Cyril Lancelin, an architect from Lyon, France has been a popular name within the realm of architecture.

In 2016, he decided to start his own creative studio, town.and.concrete, with a focus on habits and the limitations they bring. His work is often attributed to a set of unusual structures, yet utilising classic forms, which create grandiose experiential art. He uses geometrical shapes to push the boundaries of sculpture and architecture. His largest project was a colossal installation in Hangzhou, China entitled “Knot”. In addition, he has recently presented two installations in Philadelphia: The Pyramid Sphere and the Pyramid Tube.

Working in his childhood town of Lyon, Lancelin presented the design prototypes of “cylinder”, a multi-sculpture habitat project composed of large glass volumetric spheres where one could ultimately live in. The idea of the project bases itself on juxtaposing cylinders, whether opened, or closed to enhance delimitation of space. Nonetheless, its large, glass windows highlight its natural aspect – a way to escape the inner confinement of a home.

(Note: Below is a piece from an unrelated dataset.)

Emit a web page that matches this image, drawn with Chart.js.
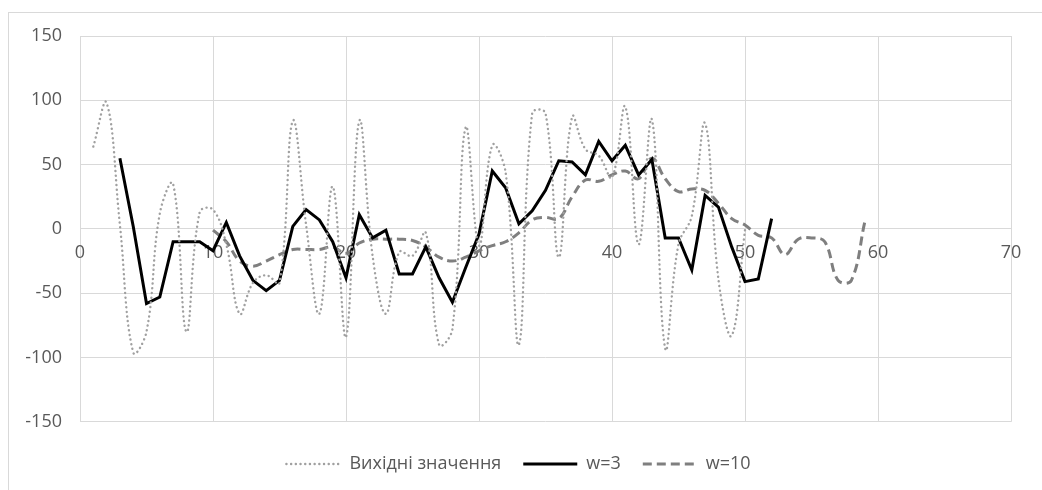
<!DOCTYPE html>
<html>
<head>
<meta charset="utf-8">
<script src="https://cdn.jsdelivr.net/npm/chart.js@4"></script>
<style>
    html, body { margin: 0; padding: 0; background: #fff; }
    #wrap { position: relative; width: 1042px; height: 490px; overflow: hidden; }
    #frame { position: absolute; left: 8px; top: 12px; width: 1100px; height: 540px; border: 1px solid #d9d9d9; }
    canvas { position: absolute; left: 0; top: 0; }
</style>
</head>
<body>
<div id="wrap">
    <div id="frame"></div>
    <canvas id="chart" width="1042" height="490"></canvas>
</div>
<script>
/* Moving average chart */

// original values, x = 1..50
const rawStart = 1;
const rawValues = [64, 98, 3, -96, -80, 12, 35, -80, 13, 15,
    -12, -66, -42, -36, -42, 84, 3, -66, 33, -84,
    84, -21, -66, -18, -21, -3, -90, -78, 79, -13,
    65, 44, -90, 90, 90, -22, 87, 62, 57, 40,
    95, -12, 85, -93, -12, 10, 82, -39, -83, -1];

// w=3, x = 3..52
const w3Start = 3;
const w3Values = [55, 2, -58, -53, -10, -10, -10, -17, 5, -21,
    -40, -48, -40, 2, 15, 7, -10, -38, 11, -7,
    -1, -35, -35, -14, -38, -57, -30, -4, 45, 32,
    4, 14, 30, 53, 52, 42, 68, 53, 65, 42,
    54, -7, -7, -32, 26, 17, -14, -41, -39, 8];

// w=10, x = 10..59
const w10Start = 10;
const w10Values = [-1, -10, -25, -29, -25, -20, -16, -16, -16, -14,
    -19, -11, -8, -8, -8, -9, -14, -22, -25, -22,
    -17, -13, -10, -3, 7, 9, 8, 25, 38, 37,
    42, 45, 39, 55, 39, 29, 31, 30, 20, 8,
    3, -5, -7, -20, -8, -7, -10, -40, -40, 5];

const seriesNames = ["Вихідні значення", "w=3", "w=10"];
const xTicks = [0, 10, 20, 30, 40, 50, 60, 70];
const yTicks = [-150, -100, -50, 0, 50, 100, 150];

function toPoints(start, values) {
    return values.map((v, i) => ({x: start + i, y: v}));
}

const fontFamily = "'Open Sans', 'DejaVu Sans', sans-serif";
const textColor = "#595959";
const gridColor = "#d9d9d9";

const datasets = [
    {
        label: seriesNames[0],
        data: toPoints(rawStart, rawValues),
        borderColor: "#a0a0a0",
        backgroundColor: "transparent",
        borderWidth: 2.4,
        borderDash: [0.1, 4.6],
        borderCapStyle: "round",
        tension: 0.4,
        pointRadius: 0,
        pointStyle: "line",
    },
    {
        label: seriesNames[1],
        data: toPoints(w3Start, w3Values),
        borderColor: "#000000",
        backgroundColor: "transparent",
        borderWidth: 3,
        tension: 0,
        pointRadius: 0,
        pointStyle: "line",
    },
    {
        label: seriesNames[2],
        data: toPoints(w10Start, w10Values),
        borderColor: "#7f7f7f",
        backgroundColor: "transparent",
        borderWidth: 3,
        borderDash: [9, 5],
        tension: 0.4,
        pointRadius: 0,
        pointStyle: "line",
    },
];

/* default legend items, but with the dataset's own dash and width */
function legendLabels(chart) {
    const items = Chart.defaults.plugins.legend.labels.generateLabels(chart);
    items.forEach((item) => {
        const ds = chart.data.datasets[item.datasetIndex];
        item.lineDash = ds.borderDash || [];
        item.lineCap = ds.borderCapStyle || "butt";
        item.lineWidth = ds.borderWidth;
        item.strokeStyle = ds.borderColor;
    });
    return items;
}

new Chart("chart", {
    type: "line",
    data: {datasets: datasets},
    options: {
        responsive: false,
        animation: false,
        layout: {padding: {left: 26, top: 36, right: 31, bottom: 7}},
        plugins: {
            tooltip: {enabled: false},
            legend: {
                position: "bottom",
                // empty title only adds some space above the items
                title: {display: true, text: " ", font: {size: 1}, padding: {top: 10, bottom: 0}},
                labels: {
                    usePointStyle: true,
                    pointStyleWidth: 54,
                    boxHeight: 18,
                    padding: 22,
                    color: textColor,
                    font: {family: fontFamily, size: 18},
                    generateLabels: legendLabels,
                },
            },
        },
        scales: {
            x: {
                type: "linear",
                position: {y: 0},
                min: xTicks[0],
                max: xTicks[xTicks.length - 1],
                afterBuildTicks: (scale) => { scale.ticks = xTicks.map(v => ({value: v})); },
                grid: {color: gridColor, lineWidth: 1, drawTicks: false},
                border: {display: false},
                ticks: {color: textColor, padding: 13, maxRotation: 0, font: {family: fontFamily, size: 18}},
            },
            y: {
                type: "linear",
                min: yTicks[0],
                max: yTicks[yTicks.length - 1],
                afterBuildTicks: (scale) => { scale.ticks = yTicks.map(v => ({value: v})); },
                afterFit: (scale) => { scale.width = 54; },
                grid: {color: gridColor, lineWidth: 1, drawTicks: false},
                border: {display: false},
                ticks: {color: textColor, padding: 18, font: {family: fontFamily, size: 18}},
            },
        },
    },
});
</script>
</body>
</html>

Through “cylinder”, Lancelin’s vision takes shape: a habitat within nature, within the trees – being a part of the outside world. Everything being open to the outside, its undulating facades, and its lack of corridors emphasise sensation s of freedom, of liberty, felt by those who occupy the space. In its essence, “cylinder” is evidence for living within nature rather than destroying it, to live.